Open3D. RGB-D images and point cloud documentation. https://www.open3d.org/docs/release/tutorial/geometry/rgbd_image.html
Shows the practical library path from depth images to point clouds.
Yang, L. et al. (2024). Depth Anything V2. arXiv. https://arxiv.org/abs/2406.09414
Scales monocular metric depth estimation to 70 m using a ViT-L backbone and improved synthetic-to-real training. Read to understand how pseudo-label quality and backbone size jointly determine metric accuracy at outdoor robotic ranges.
Hu, W. et al. (2024). Metric3D v2: A Versatile Monocular Geometric Foundation Model for Zero-Shot Metric Depth and Surface Normal Estimation. arXiv. https://arxiv.org/abs/2404.15506
Achieves zero-shot metric depth across arbitrary camera intrinsics by canonicalizing depth before decoding. Read to understand how decoupling camera-space geometry from intrinsic parameters enables deployment without precise calibration files.

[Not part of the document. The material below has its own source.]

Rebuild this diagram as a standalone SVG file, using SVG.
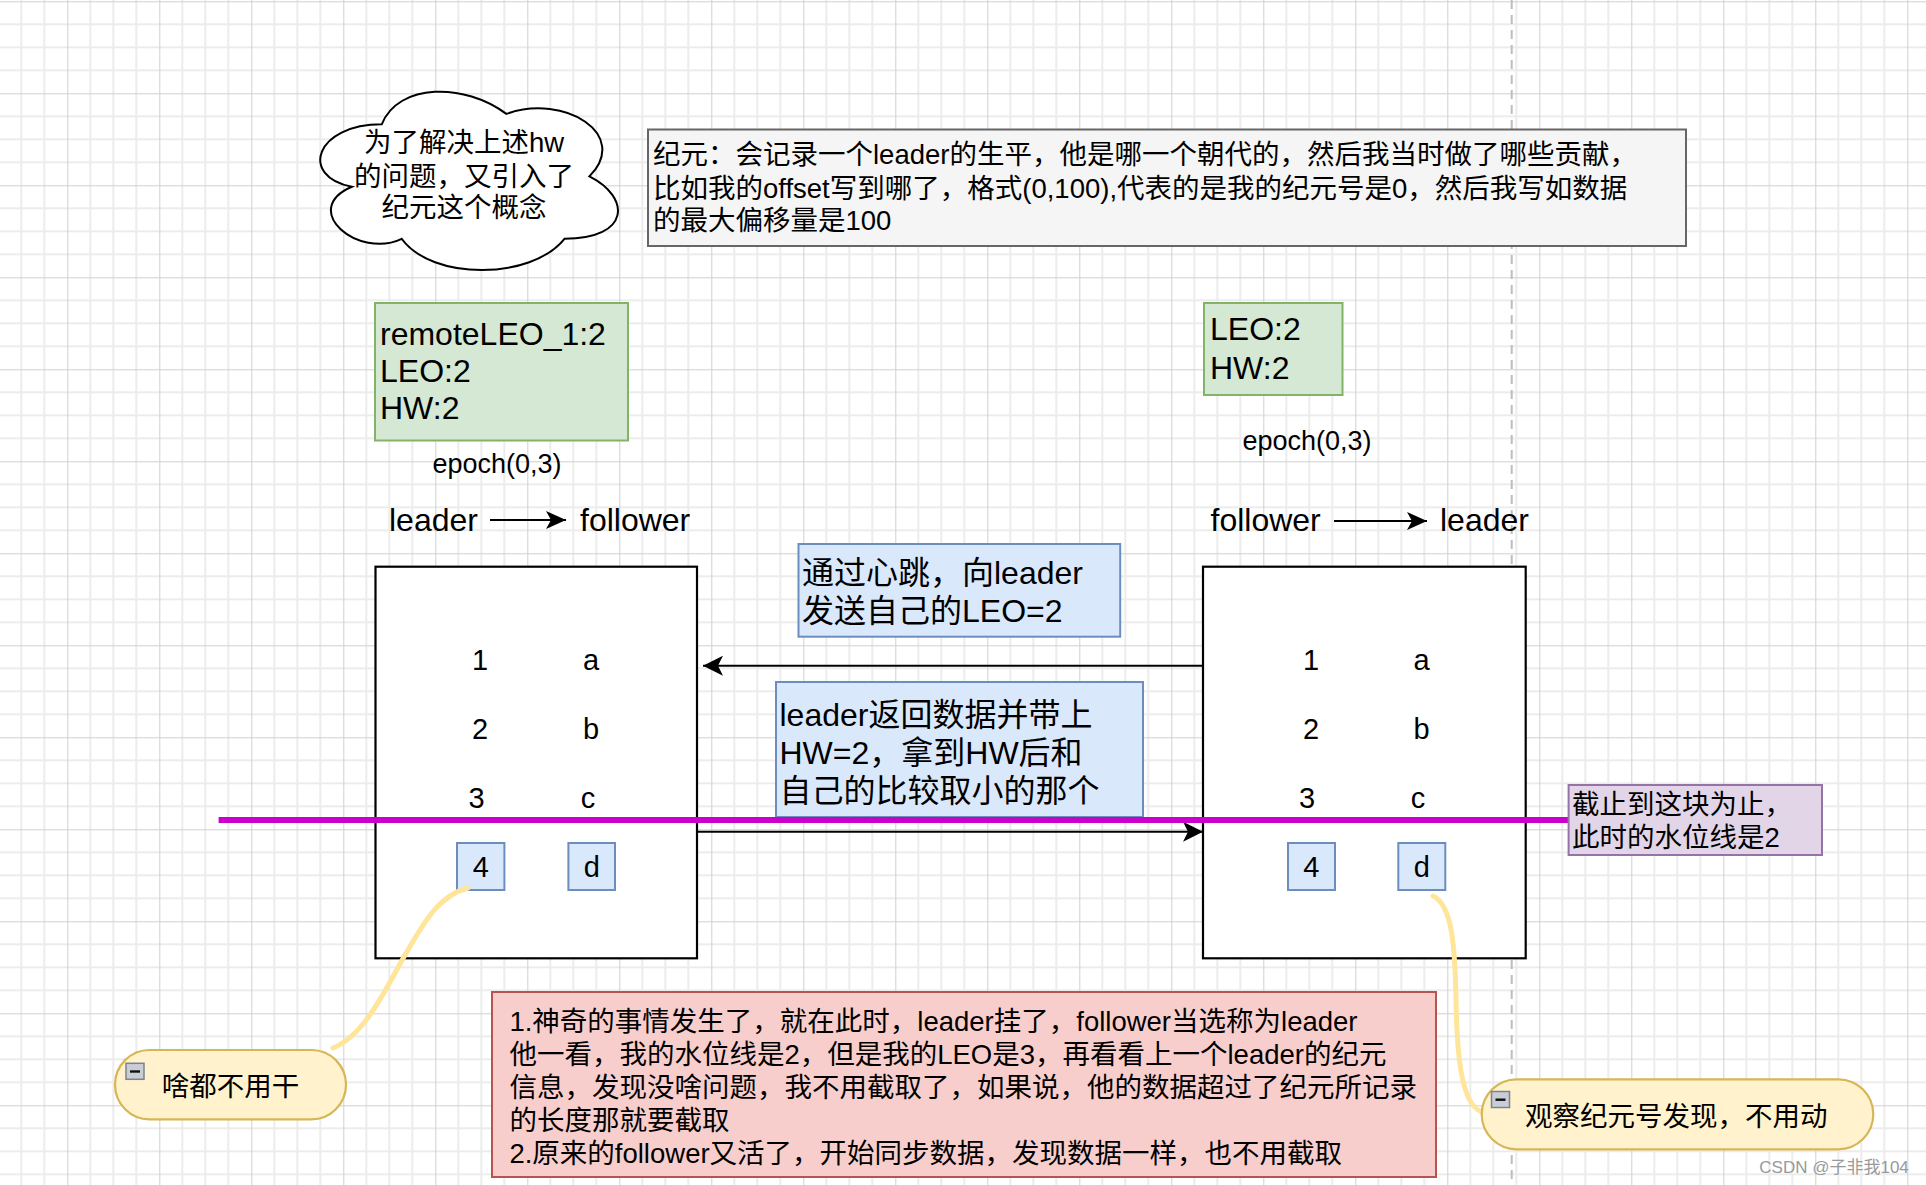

Keetha, N. et al. (2024). SplaTAM: Splat, Track and Map 3D Gaussians for Dense RGB-D SLAM. CVPR 2024. https://arxiv.org/abs/2312.02126
Demonstrates real-time Gaussian-splatting SLAM with simultaneous tracking and map densification. Read alongside the depth estimation material to understand how dense metric depth feeds directly into the Gaussian map update step.
Matsuki, H. et al. (2024). Gaussian Splatting SLAM. CVPR 2024. https://arxiv.org/abs/2312.06741
Extends Gaussian-splatting SLAM to monocular input using photometric and depth loss. Read to understand how monocular depth quality limits map scale accuracy and why metric depth models like Depth Anything v2 matter for SLAM pipelines.
Can you name the representation, the consuming action, the uncertainty or freshness field, and the failure label for Depth estimation and metric scale? If any one is missing, the section is not yet ready for a robot replay log.
Metric depth is a contract among pixels, intrinsics, units, transforms, and uncertainty; remove any one of those and the action estimate becomes suspect.
Given a camera with $f_x=600$, $c_x=320$, pixel $u=380$, and depth $z=2.0$ m, compute $X_c$. Then explain how a 10 percent depth-scale error changes a grasp clearance estimate.